» EXERCISE REQUIREMENTS: From the very first line of the data to the line containing "Condensed', 'Liberation Sans", retype everything exactly, leaving the pictures behind.

» RECORDED INFORMATION:

....

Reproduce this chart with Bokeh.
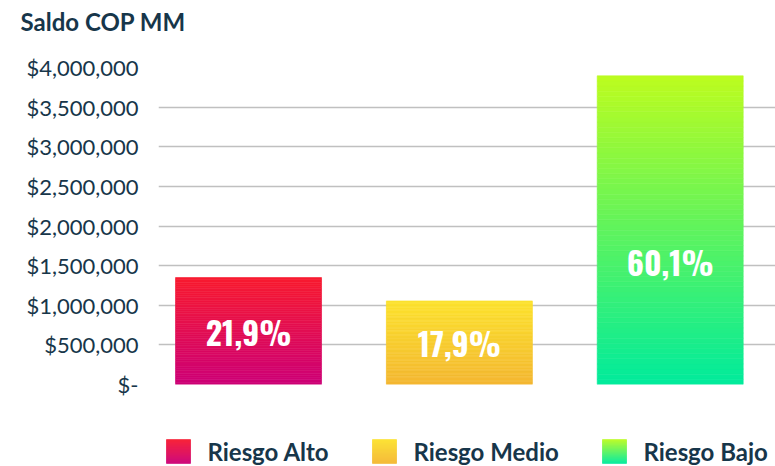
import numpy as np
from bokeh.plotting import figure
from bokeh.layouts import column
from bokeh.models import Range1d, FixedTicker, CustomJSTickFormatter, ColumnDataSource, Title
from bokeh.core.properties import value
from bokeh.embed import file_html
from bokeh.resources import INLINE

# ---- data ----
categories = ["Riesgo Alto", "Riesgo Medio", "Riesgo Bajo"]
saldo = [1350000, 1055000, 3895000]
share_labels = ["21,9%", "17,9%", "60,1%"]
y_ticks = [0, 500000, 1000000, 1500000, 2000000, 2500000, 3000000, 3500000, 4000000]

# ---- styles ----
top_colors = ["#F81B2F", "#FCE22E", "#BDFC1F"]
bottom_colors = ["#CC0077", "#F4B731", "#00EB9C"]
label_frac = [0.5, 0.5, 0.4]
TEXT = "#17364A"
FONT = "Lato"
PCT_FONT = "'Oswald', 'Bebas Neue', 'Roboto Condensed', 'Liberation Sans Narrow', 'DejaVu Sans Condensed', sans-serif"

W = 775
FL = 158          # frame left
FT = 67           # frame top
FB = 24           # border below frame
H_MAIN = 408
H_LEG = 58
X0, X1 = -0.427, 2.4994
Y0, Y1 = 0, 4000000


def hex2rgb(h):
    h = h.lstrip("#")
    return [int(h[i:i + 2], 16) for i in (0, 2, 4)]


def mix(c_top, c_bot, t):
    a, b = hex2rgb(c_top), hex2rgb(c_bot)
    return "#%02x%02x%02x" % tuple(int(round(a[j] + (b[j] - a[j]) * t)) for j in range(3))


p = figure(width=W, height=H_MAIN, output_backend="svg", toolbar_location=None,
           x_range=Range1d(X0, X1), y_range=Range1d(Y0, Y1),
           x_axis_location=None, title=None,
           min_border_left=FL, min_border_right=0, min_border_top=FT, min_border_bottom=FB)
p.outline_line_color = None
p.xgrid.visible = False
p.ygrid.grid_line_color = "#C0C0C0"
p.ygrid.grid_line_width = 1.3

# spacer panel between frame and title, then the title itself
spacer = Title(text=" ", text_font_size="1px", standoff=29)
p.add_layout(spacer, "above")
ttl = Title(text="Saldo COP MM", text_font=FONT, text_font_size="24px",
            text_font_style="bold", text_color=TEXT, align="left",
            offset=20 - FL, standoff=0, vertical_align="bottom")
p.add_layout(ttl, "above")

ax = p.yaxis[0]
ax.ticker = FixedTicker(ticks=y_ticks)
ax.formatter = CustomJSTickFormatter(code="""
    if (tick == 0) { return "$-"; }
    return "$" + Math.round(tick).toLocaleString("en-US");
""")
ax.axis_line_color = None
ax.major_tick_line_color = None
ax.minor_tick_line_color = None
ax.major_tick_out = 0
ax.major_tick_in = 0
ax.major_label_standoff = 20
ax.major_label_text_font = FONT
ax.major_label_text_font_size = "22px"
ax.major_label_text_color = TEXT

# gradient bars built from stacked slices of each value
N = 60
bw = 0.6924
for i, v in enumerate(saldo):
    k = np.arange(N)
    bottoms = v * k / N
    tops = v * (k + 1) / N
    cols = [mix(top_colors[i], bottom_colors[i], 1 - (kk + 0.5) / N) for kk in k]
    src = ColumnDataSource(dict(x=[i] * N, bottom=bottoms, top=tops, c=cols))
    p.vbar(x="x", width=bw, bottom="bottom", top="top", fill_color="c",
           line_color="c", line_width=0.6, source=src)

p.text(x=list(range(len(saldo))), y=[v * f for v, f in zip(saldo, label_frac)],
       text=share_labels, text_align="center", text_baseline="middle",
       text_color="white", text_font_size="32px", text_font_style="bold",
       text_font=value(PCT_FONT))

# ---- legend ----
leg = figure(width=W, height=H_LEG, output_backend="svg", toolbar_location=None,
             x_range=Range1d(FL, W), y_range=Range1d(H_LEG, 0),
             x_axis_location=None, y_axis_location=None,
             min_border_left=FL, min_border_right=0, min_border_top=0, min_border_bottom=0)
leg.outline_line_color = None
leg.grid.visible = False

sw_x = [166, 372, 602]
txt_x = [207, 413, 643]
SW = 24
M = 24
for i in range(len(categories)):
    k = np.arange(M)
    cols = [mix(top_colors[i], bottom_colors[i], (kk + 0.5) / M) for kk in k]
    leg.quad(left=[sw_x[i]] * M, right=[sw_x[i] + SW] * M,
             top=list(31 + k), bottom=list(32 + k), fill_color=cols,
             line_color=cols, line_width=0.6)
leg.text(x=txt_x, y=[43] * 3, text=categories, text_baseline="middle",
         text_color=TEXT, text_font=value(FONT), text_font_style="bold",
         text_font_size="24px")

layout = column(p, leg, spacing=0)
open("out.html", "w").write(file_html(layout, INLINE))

....

» CORRECT RESULT:
Reproduce this chart with Bokeh.
import numpy as np
from bokeh.plotting import figure
from bokeh.layouts import column
from bokeh.models import Range1d, FixedTicker, CustomJSTickFormatter, ColumnDataSource, Title
from bokeh.core.properties import value
from bokeh.embed import file_html
from bokeh.resources import INLINE

# ---- data ----
categories = ["Riesgo Alto", "Riesgo Medio", "Riesgo Bajo"]
saldo = [1350000, 1055000, 3895000]
share_labels = ["21,9%", "17,9%", "60,1%"]
y_ticks = [0, 500000, 1000000, 1500000, 2000000, 2500000, 3000000, 3500000, 4000000]

# ---- styles ----
top_colors = ["#F81B2F", "#FCE22E", "#BDFC1F"]
bottom_colors = ["#CC0077", "#F4B731", "#00EB9C"]
label_frac = [0.5, 0.5, 0.4]
TEXT = "#17364A"
FONT = "Lato"
PCT_FONT = "'Oswald', 'Bebas Neue', 'Roboto Condensed', 'Liberation Sans Narrow', 'DejaVu Sans Condensed', sans-serif"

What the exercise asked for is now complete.